Faudrait-il abolir complètement ces amalgames ? « Si tout le monde courrait se faire remplacer ses plombages dans n'importe quelle condition, ce pourrait être dangereux », prévient Marie Grosman qui a travaillé avec Jean-Jacques Melet dans le cadre d'un diplôme universitaire sur ces questions….. »
Ingrid Merckx
Hommage de l’IAOMT "Merci Docteur Melet"
"Le docteur Jean-Jacques Melet, médecin épidémiologiste français, dénonçait depuis plusieurs années le danger des amalgames au mercure dentaire. En tant que directeur scientifique du regroupement «Non au mercure dentaire» en France, Le docteur Melet avait traité plusieurs patients et avait compilé plusieurs études de cas afin de les faire parvenir au gouvernement français.
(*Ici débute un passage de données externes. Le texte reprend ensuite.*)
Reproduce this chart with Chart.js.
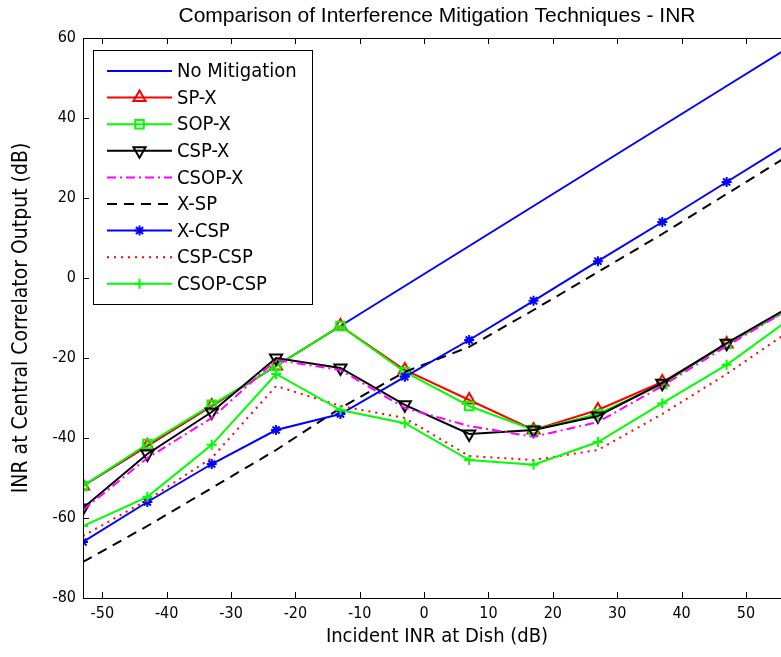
<!DOCTYPE html>
<html>
<head>
<meta charset="utf-8">
<script src="https://cdn.jsdelivr.net/npm/chart.js@4.4.0/dist/chart.umd.min.js"></script>
<style>
  html, body { margin: 0; padding: 0; background: #fff; overflow: hidden; }
  #wrap { width: 800px; height: 657px; }
</style>
</head>
<body>
<div id="wrap"><canvas id="myChart" width="800" height="657"></canvas></div>
<script>
// incident INR at the dish (dB)
var inr = [-53, -43, -33, -23, -13, -3, 7, 17, 27, 37, 47, 57]

var noMitigation = [-52, -42, -32, -22, -12, -2, 8, 18, 28, 38, 48, 58]
var spX      = [-52, -42, -32, -22, -12, -23, -30.5, -38, -33, -26, -16.5, -7.5]
var sopX     = [-52, -41.5, -31.7, -22, -12, -23.5, -32, -38, -34, -26.5, -16.5, -7.5]
var cspX     = [-57.5, -44, -33.5, -20, -22.5, -31.7, -39, -38, -34.5, -26.3, -16.3, -7]
var csopX    = [-58, -45, -35, -20.5, -23, -32.5, -37, -39.7, -36, -27, -17, -7.5]
var xSP      = [-71, -62, -52.5, -43, -32.5, -23.5, -17.2, -8, 1.5, 11, 21, 31]
var xCSP     = [-66, -56, -46.5, -38, -34, -24.7, -15.5, -5.7, 4.2, 14, 24, 34]
var cspCSP   = [-64.5, -55.5, -45, -27, -32, -35, -44.5, -45.5, -43, -34, -24, -13]
var csopCSP  = [-62, -54.7, -41.7, -24, -33, -36.3, -45.5, -46.7, -41, -31.3, -21.7, -10]

var xTicks = [-50, -40, -30, -20, -10, 0, 10, 20, 30, 40, 50]
var yTicks = [-80, -60, -40, -20, 0, 20, 40, 60]

var chartTitle = 'Comparison of Interference Mitigation Techniques - INR'

var narrow = "'Liberation Sans Narrow', 'DejaVu Sans Condensed', Arial, sans-serif"
var plain = "'Liberation Sans', Arial, sans-serif"

function pts(ys) {
    return inr.map(function (x, i) { return { x: x, y: ys[i] } })
}

// label, values, colour, dash, marker, rotation
var series = [
    ['No Mitigation', noMitigation, '#0000ff', [], false, 0],
    ['SP-X', spX, '#ff0000', [], 'triangle', 0],
    ['SOP-X', sopX, '#00ff00', [], 'rect', 0],
    ['CSP-X', cspX, '#000000', [], 'triangle', 180],
    ['CSOP-X', csopX, '#ff00ff', [9, 4, 2, 4], false, 0],
    ['X-SP', xSP, '#000000', [10, 7], false, 0],
    ['X-CSP', xCSP, '#0000ff', [], 'star', 0],
    ['CSP-CSP', cspCSP, '#ff0000', [2, 5], false, 0],
    ['CSOP-CSP', csopCSP, '#00ff00', [], 'cross', 0]
]

var datasets = series.map(function (s, i) {
    return {
        label: s[0],
        data: pts(s[1]),
        borderColor: s[2],
        borderWidth: 2,
        borderDash: s[3],
        pointStyle: s[4],
        pointRotation: s[5],
        pointRadius: s[4] ? (s[4] == 'rect' ? 6 : (s[4] == 'star' || s[4] == 'cross' ? 5 : 7)) : 0,
        pointBorderColor: s[2],
        pointBorderWidth: 2,
        pointBackgroundColor: 'rgba(0,0,0,0)',
        fill: false,
        tension: 0,
        order: -i
    }
})

// box + inward ticks like the original figure
var boxPlugin = {
    id: 'box',
    afterDatasetsDraw: function (chart) {
        var ctx = chart.ctx
        var a = chart.chartArea
        var xs = chart.scales.x
        var ys = chart.scales.y
        ctx.save()
        ctx.strokeStyle = '#000'
        ctx.lineWidth = 1
        ctx.strokeRect(Math.round(a.left) + 0.5, Math.round(a.top) + 0.5, Math.round(a.right - a.left), Math.round(a.bottom - a.top))
        ctx.beginPath()
        xTicks.forEach(function (v) {
            var px = Math.round(xs.getPixelForValue(v)) + 0.5
            ctx.moveTo(px, a.bottom); ctx.lineTo(px, a.bottom - 6)
            ctx.moveTo(px, a.top); ctx.lineTo(px, a.top + 6)
        })
        yTicks.forEach(function (v) {
            var py = Math.round(ys.getPixelForValue(v)) + 0.5
            ctx.moveTo(a.left, py); ctx.lineTo(a.left + 6, py)
            ctx.moveTo(a.right, py); ctx.lineTo(a.right - 6, py)
        })
        ctx.stroke()

        // title centred over the plot box
        ctx.fillStyle = '#000'
        ctx.font = '21px ' + plain
        ctx.textAlign = 'center'
        ctx.textBaseline = 'middle'
        ctx.fillText(chartTitle, (a.left + a.right) / 2, 16)
        ctx.restore()
    },
    afterDraw: function (chart) {
        // legend box in the upper left
        var ctx = chart.ctx
        var bx = 93, by = 50, bw = 219, bh = 254
        ctx.save()
        ctx.fillStyle = '#fff'
        ctx.fillRect(bx, by, bw, bh)
        ctx.strokeStyle = '#000'
        ctx.lineWidth = 1
        ctx.strokeRect(bx + 0.5, by + 0.5, bw, bh)
        ctx.font = '20px ' + narrow
        ctx.textBaseline = 'middle'
        chart.data.datasets.forEach(function (d, i) {
            var y = 71 + i * 26.6
            ctx.save()
            ctx.strokeStyle = d.borderColor
            ctx.lineWidth = 2
            ctx.setLineDash(d.borderDash)
            ctx.beginPath()
            ctx.moveTo(107, y); ctx.lineTo(172, y)
            ctx.stroke()
            ctx.restore()
            if (d.pointStyle) {
                ctx.save()
                ctx.strokeStyle = d.borderColor
                ctx.fillStyle = 'rgba(0,0,0,0)'
                ctx.lineWidth = 2
                Chart.helpers.drawPoint(ctx, { pointStyle: d.pointStyle, rotation: d.pointRotation, radius: d.pointRadius, borderWidth: 2 }, 139.5, y)
                ctx.restore()
            }
            ctx.fillStyle = '#000'
            ctx.fillText(d.label, 177, y + 1)
        })
        ctx.restore()
    }
}

const config = {
    type: 'line',
    data: { datasets: datasets },
    options: {
        responsive: false,
        animation: false,
        layout: { padding: { left: 0, right: 7, top: 38, bottom: 0 } },
        plugins: {
            legend: { display: false },
            tooltip: { enabled: false },
            title: { display: false }
        },
        scales: {
            x: {
                type: 'linear',
                min: -53,
                max: 57,
                afterBuildTicks: function (s) { s.ticks = xTicks.map(function (v) { return { value: v } }) },
                afterFit: function (s) { s.height = 59 },
                grid: { display: false, drawTicks: false },
                border: { display: false },
                ticks: { color: '#000', padding: 6, maxRotation: 0, font: { family: narrow, size: 16 } },
                title: {
                    display: true,
                    text: 'Incident INR at Dish (dB)',
                    color: '#000',
                    font: { family: narrow, size: 20 },
                    padding: { top: 0, bottom: 8 }
                }
            },
            y: {
                type: 'linear',
                min: -80,
                max: 60,
                afterBuildTicks: function (s) { s.ticks = yTicks.map(function (v) { return { value: v } }) },
                afterFit: function (s) { s.width = 83 },
                grid: { display: false, drawTicks: false },
                border: { display: false },
                ticks: { color: '#000', padding: 7, font: { family: narrow, size: 16 } },
                title: {
                    display: true,
                    text: 'INR at Central Correlator Output (dB)',
                    color: '#000',
                    font: { family: narrow, size: 21 },
                    padding: { top: 9, bottom: 0 }
                }
            }
        }
    },
    plugins: [boxPlugin]
}

const myChart = new Chart(document.getElementById('myChart'), config)
</script>
</body>
</html>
Tout comme en Amérique du Nord, ces avertissements et ces mises en garde sont tombées dans les oreilles d'un sourd. Il a été l'objet de calomnies et de plusieurs coups bas à travers les années.
Le docteur Melet a été retrouvé sans vie dans un bois près de sa résidence dans la région du Gard au début septembre.
Le mouvement anti-mercure a perdu un de ses grands leaders. Nous souhaitons que Mme Marie Grosman ainsi que les autres bénévoles de l'organisation «Non au mercure dentaire» sauront rallier leurs forces et poursuivre leur mission importante malgré le décès de leur leader estimé" Pierre Larose, Président de l'IAOMT.